■ GIVEN PROBLEM
Below are the records; collect from them each line containing the string "this".

■ PROVIDED RECORDS

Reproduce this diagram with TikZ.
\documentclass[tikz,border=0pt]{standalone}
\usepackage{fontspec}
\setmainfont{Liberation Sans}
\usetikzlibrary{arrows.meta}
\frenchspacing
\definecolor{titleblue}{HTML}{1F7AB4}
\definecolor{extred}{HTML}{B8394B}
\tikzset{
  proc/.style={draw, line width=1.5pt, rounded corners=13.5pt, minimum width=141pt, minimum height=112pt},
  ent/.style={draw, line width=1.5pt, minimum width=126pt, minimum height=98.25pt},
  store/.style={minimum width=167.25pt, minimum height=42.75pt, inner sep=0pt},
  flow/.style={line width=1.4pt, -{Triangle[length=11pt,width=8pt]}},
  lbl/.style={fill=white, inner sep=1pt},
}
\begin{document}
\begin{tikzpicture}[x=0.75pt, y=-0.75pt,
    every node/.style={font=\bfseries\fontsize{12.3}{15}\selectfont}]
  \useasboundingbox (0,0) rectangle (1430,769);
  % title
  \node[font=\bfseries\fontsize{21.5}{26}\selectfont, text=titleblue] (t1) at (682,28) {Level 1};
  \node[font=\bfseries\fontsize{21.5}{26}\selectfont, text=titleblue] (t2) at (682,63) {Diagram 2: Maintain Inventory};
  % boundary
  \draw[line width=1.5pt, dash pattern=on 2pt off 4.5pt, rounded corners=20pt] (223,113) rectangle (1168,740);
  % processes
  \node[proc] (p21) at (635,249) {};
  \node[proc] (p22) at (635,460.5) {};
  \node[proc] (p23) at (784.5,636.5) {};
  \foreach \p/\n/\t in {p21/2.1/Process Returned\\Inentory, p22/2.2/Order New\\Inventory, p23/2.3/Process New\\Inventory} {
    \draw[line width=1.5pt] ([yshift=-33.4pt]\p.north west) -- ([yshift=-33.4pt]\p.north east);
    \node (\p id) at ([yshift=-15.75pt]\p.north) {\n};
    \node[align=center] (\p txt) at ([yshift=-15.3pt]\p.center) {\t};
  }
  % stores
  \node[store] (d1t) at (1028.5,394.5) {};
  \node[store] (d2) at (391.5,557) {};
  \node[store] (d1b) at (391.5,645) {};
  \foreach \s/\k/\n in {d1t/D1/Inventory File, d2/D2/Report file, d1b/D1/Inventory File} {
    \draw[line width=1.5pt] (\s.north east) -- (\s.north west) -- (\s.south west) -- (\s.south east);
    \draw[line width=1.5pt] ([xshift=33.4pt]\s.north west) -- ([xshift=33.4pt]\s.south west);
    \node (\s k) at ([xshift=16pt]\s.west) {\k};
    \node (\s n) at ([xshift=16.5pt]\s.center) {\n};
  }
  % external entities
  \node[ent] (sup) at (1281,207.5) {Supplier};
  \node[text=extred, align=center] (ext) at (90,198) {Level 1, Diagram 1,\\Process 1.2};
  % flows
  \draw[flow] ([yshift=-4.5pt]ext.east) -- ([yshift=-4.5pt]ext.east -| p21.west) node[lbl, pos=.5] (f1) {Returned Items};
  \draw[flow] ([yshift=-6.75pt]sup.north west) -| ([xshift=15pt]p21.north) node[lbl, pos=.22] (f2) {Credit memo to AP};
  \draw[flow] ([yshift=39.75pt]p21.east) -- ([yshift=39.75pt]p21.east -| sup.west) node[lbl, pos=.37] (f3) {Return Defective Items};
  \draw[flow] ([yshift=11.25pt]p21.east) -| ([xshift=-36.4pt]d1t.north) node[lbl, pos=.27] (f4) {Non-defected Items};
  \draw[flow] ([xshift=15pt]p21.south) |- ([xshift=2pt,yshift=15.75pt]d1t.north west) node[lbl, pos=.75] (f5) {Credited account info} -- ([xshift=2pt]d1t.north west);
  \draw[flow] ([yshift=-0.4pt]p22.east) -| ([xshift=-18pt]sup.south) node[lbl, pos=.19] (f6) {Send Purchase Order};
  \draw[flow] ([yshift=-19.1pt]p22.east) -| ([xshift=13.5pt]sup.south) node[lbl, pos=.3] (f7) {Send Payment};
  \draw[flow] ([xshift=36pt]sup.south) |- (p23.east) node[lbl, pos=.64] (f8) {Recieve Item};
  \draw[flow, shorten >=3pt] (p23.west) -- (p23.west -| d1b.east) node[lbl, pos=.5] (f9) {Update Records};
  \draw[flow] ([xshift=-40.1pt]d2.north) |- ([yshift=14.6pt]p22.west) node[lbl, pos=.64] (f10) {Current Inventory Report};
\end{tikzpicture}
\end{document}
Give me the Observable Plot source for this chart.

■ FINAL RESULT
Reproduce this diagram with TikZ.
Give me the Observable Plot source for this chart.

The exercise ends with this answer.